— GIVEN INSTRUCTION —
Retype the opening lines of the data exactly, stopping after the line that contains "import * as d3 from 'd3';". Skip every picture.

— SUPPLIED DATA —
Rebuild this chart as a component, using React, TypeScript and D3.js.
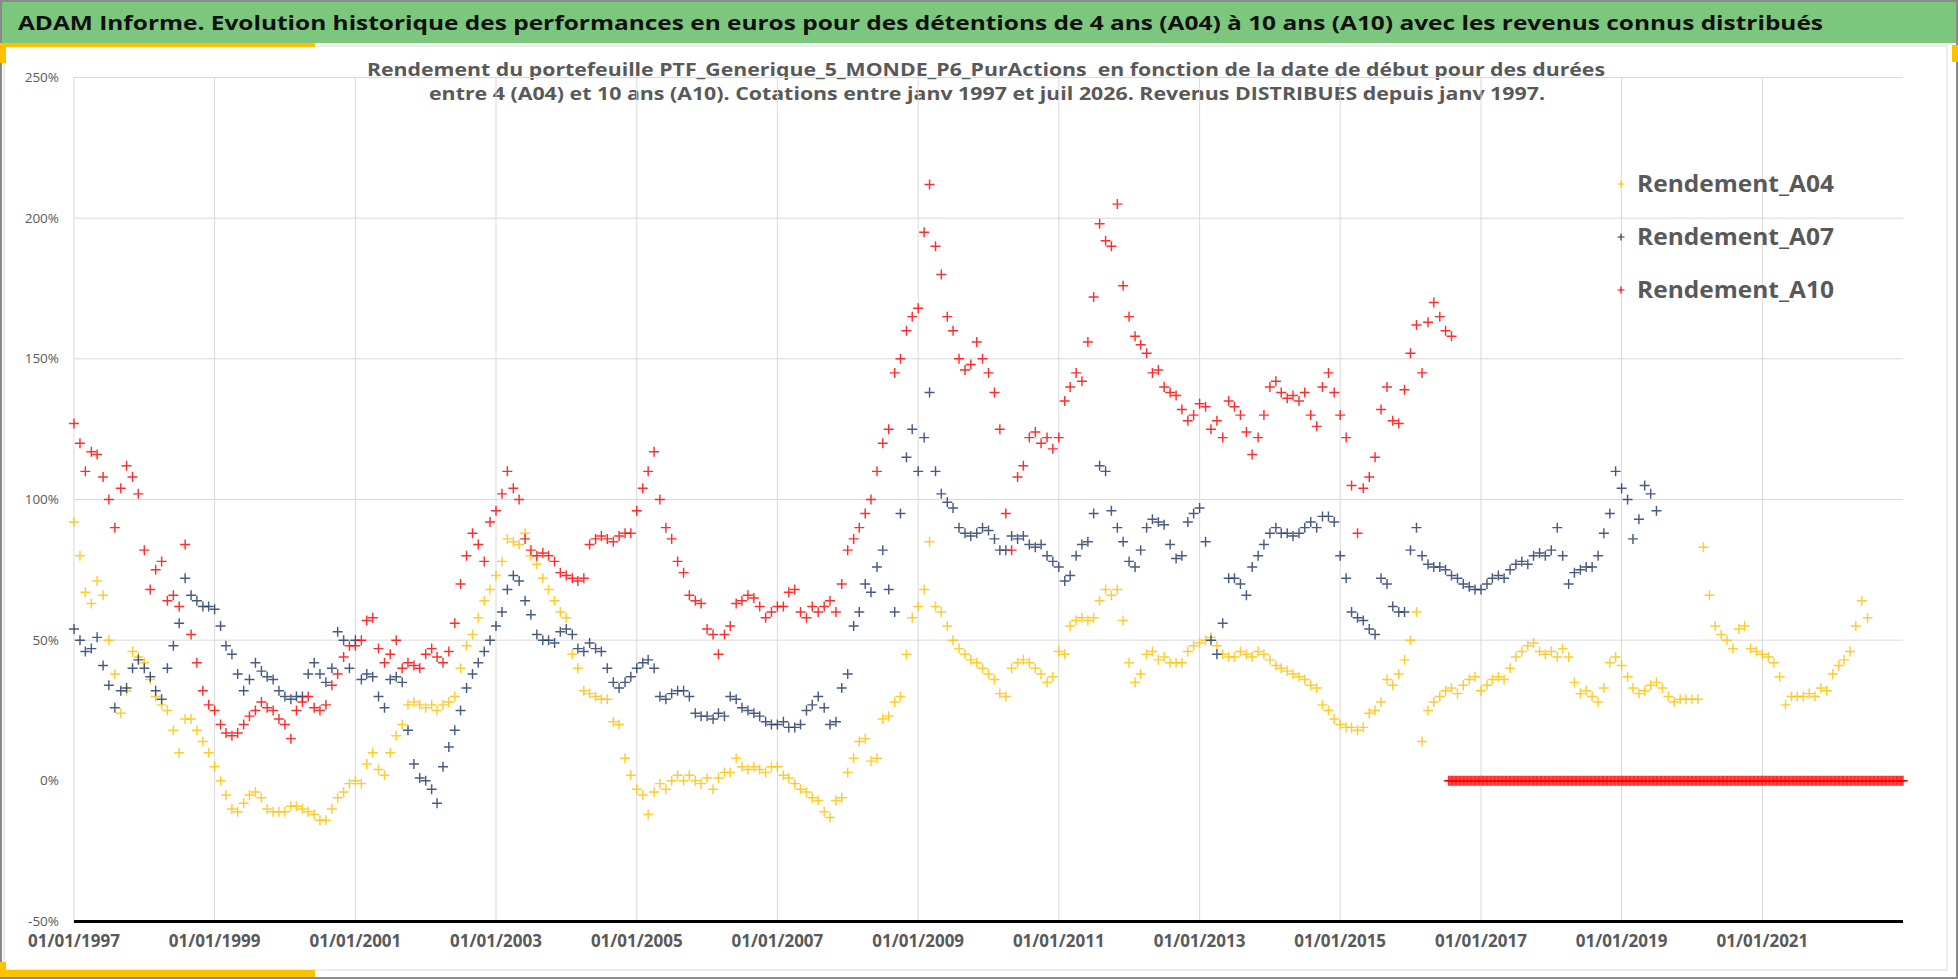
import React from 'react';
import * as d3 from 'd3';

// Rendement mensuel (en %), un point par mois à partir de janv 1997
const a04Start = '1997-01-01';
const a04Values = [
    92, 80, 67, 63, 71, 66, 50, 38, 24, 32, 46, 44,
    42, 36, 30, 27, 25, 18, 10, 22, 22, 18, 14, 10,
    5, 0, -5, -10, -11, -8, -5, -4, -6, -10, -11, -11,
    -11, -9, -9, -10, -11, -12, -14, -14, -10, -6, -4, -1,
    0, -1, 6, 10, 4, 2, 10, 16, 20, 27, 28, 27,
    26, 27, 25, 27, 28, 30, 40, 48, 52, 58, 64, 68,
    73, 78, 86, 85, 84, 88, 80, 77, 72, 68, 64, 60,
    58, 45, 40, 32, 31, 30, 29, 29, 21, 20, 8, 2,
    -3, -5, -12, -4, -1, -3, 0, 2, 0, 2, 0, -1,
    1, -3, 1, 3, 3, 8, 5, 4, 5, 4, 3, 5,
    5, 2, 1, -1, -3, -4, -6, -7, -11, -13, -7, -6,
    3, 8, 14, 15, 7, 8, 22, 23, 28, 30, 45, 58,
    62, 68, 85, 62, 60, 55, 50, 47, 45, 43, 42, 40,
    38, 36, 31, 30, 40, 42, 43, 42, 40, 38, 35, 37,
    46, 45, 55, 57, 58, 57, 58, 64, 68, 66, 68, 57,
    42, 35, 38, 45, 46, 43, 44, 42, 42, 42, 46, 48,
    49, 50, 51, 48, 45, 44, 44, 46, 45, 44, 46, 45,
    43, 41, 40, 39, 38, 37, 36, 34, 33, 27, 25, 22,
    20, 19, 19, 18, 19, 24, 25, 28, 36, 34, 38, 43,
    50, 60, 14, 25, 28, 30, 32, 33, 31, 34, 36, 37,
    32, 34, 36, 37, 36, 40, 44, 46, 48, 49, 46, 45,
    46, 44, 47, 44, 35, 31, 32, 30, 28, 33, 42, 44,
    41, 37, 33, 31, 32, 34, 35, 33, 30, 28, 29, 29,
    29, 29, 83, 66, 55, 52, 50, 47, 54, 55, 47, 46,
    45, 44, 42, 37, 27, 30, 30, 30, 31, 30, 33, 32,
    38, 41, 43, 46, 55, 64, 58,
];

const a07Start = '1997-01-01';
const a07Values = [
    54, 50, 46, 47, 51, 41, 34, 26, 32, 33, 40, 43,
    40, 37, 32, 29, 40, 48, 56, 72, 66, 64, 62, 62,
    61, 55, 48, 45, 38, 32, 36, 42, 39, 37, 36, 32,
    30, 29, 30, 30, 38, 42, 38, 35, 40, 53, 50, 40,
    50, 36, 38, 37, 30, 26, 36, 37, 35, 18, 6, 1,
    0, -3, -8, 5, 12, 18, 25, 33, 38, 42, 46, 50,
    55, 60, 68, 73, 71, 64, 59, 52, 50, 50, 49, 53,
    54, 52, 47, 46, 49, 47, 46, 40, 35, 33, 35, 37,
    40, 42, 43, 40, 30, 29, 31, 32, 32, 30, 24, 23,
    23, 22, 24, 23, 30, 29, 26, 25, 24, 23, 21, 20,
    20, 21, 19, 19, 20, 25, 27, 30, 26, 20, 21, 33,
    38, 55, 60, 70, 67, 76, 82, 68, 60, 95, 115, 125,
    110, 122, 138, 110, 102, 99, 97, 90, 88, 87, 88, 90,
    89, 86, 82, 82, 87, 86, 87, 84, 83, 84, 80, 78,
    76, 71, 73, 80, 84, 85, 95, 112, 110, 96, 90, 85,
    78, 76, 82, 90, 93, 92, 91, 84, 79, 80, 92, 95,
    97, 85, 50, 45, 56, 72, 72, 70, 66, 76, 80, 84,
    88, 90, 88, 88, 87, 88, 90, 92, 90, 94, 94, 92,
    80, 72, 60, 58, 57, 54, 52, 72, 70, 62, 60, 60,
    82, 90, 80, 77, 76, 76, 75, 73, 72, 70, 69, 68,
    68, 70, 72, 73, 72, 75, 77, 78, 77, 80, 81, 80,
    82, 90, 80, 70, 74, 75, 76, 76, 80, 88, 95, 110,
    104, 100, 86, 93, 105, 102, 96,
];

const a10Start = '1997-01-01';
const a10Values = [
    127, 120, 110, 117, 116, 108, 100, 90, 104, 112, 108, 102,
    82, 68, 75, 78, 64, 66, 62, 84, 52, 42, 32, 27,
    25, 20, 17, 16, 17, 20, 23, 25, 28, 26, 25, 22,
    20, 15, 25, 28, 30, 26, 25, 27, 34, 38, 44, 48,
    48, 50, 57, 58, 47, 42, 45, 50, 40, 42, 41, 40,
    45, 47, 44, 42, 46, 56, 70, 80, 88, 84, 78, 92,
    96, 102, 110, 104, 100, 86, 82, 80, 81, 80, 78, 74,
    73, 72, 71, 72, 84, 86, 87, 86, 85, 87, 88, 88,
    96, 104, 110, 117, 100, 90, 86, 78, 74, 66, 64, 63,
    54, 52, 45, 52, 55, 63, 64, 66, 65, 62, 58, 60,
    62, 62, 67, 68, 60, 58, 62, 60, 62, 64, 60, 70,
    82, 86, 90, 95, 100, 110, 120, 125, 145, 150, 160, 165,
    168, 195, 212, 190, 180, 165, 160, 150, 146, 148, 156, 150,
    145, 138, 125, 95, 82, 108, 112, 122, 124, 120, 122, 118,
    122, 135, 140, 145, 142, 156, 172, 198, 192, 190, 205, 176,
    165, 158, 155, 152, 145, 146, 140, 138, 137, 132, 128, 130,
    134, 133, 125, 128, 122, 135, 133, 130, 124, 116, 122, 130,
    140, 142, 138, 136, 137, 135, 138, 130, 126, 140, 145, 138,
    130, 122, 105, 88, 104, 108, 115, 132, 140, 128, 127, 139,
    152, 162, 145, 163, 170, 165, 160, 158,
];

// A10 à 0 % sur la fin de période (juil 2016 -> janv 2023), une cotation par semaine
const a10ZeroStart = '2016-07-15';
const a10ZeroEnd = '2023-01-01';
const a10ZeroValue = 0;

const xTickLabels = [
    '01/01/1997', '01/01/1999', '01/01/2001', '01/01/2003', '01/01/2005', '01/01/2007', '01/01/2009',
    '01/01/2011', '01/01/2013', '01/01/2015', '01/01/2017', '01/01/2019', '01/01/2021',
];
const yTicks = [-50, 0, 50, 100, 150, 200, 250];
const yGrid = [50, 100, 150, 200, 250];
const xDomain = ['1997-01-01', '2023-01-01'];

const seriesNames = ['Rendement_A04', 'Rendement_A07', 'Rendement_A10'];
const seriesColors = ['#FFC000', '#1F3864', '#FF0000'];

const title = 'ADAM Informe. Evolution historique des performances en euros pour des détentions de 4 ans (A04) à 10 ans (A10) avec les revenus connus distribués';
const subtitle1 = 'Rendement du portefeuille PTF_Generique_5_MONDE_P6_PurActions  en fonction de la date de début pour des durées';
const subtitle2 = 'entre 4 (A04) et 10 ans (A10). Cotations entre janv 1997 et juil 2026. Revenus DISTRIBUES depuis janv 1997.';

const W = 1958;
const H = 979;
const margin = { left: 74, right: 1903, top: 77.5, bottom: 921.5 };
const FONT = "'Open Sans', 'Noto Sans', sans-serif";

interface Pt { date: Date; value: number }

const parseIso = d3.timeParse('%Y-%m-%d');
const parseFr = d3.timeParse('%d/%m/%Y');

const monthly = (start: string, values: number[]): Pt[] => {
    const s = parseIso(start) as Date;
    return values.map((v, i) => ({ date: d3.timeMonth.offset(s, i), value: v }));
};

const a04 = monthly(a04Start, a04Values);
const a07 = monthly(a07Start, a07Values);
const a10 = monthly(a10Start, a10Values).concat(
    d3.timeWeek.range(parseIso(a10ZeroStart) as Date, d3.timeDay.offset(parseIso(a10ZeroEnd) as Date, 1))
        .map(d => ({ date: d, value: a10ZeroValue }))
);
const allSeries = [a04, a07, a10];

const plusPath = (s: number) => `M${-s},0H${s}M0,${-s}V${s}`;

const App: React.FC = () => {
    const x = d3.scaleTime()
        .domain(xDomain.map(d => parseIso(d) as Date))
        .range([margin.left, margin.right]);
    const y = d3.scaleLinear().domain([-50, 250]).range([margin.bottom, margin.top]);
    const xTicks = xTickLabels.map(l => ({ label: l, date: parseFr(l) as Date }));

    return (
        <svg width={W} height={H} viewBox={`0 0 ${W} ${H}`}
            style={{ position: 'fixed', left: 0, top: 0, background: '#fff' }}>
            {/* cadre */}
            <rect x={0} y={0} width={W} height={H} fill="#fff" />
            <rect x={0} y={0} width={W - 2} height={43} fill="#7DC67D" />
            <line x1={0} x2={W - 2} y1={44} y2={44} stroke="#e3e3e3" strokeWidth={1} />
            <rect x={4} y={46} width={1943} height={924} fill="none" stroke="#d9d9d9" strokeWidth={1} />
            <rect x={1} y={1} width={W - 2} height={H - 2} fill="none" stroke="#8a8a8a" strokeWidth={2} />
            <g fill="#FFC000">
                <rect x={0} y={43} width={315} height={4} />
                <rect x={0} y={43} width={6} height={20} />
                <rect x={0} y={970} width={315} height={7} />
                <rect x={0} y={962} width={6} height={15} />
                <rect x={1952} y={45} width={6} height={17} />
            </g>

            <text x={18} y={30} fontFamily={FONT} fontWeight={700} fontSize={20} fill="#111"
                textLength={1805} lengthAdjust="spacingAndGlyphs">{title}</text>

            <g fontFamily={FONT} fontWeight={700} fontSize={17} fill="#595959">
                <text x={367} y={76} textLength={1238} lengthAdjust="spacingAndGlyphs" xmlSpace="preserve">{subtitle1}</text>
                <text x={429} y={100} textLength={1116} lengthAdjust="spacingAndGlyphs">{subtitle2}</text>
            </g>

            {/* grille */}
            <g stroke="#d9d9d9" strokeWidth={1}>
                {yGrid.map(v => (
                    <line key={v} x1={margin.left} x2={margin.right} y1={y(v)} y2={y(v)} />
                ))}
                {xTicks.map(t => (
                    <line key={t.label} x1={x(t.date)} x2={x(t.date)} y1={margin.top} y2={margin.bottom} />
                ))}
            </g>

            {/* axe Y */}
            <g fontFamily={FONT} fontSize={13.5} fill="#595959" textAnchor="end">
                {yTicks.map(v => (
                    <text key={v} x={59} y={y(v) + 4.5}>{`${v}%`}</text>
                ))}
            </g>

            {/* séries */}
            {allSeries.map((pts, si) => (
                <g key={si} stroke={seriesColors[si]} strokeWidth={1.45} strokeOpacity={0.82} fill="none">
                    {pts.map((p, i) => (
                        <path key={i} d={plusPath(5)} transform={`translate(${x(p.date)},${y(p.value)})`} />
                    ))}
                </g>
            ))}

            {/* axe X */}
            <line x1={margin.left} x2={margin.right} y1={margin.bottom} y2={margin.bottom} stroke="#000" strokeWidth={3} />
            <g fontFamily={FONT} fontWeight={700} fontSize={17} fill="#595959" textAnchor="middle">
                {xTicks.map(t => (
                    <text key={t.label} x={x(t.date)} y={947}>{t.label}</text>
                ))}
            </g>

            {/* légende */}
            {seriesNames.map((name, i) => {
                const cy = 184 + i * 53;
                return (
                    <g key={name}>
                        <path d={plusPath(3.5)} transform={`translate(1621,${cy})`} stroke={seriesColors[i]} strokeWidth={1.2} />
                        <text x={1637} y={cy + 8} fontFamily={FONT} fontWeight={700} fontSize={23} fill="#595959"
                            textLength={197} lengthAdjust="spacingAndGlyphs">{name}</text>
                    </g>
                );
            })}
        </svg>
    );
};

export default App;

— FULL OUTPUT —
Rebuild this chart as a component, using React, TypeScript and D3.js.
import React from 'react';
import * as d3 from 'd3';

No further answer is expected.